I have just read an extract from Emma Forrest’s book Your Voice in My Head in yesterday’s Guardian http://bit.ly/dKlamU. The book is published by Bloomsbury on 17th of Jan and gives an account of this successful female journalist’s battle with depression.

What struck me immediately about this article is the wistful glamour that the author effortlessly attaches to her illness. Accounts of bulimia and suicide take place against a backdrop of quirky downtown New York and relationships with high profile film stars. The accompanying image depicts a beautiful young woman in a gorgeous yellow dress, her serious facial expression subtly alluding to the strain that her suicidal depression and self harm have caused her.

It seems to me that public representations of depression often take on this kind of glamorous form, especially when it comes to depression in women. Books like Shoot the Damn Dog written by Sally Brampton (former editor of Vogue) are often set against a background of wealth and resources that make the passage from symptom to diagnosis, treatment and cure a little more fluid. Sally Brampton says at one point toward the end of her book “money is there to be spent,” a phrase that affirms her assured capability to pay for therapy in order to overcome her (admittedly horrendous) symptoms. I can’t help question how this very one sided depiction of depression in women, might impact on the public’s perception of mental health issues.

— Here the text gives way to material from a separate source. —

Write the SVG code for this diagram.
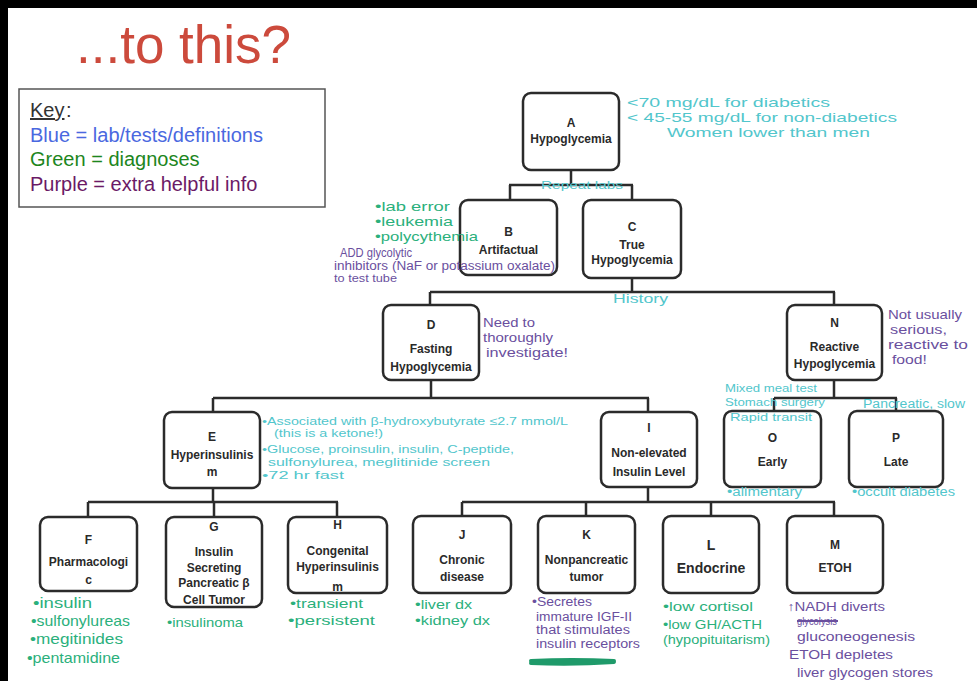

In August 2010 Janet Street Porter published an horrendously foolish article in the Daily Mail, which leveled the claim that depression was the new trendy illness in rich women. http://bit.ly/atC8MA Her claims included the assertion that women from poor backgrounds are simply too preoccupied with poverty and overwork to allow the word depression to enter their vocabulary. Only rich women, she concluded, have time to be depressed.

While I utterly refute Porter’s claims and believe depression to be a serious health issue, her article does seem symptomatic of the current popular discourse around depression. We hear multitudes about depression survivors like Emma Forrest who battle with the depressive mindset in pretty dresses and high heals. Yet we hear considerably less about underprivileged women who bring up children in tiny council houses and are never diagnosed as depressives because they have too many other health and life issues to contend with first.

I’m very excited about the new direction that I have identified for my MA research and how I might be able to evidence some other platform for public perceptions of mental health issues, that oppose this glamorous female surviver model. My decision to look at artists making alternative archives of mental health symptoms, allows me to think about how other perspectives might be illuminated for a public audience. Its curious how the issue of gender looms large here and that I am proposing to focus on the experiences of men. I know that I people keep questioning the gender aspect of my proposal, but somehow the singular feminine perspective evidenced in books like Emma Forrest’s continue to serve as testimony to its relevance.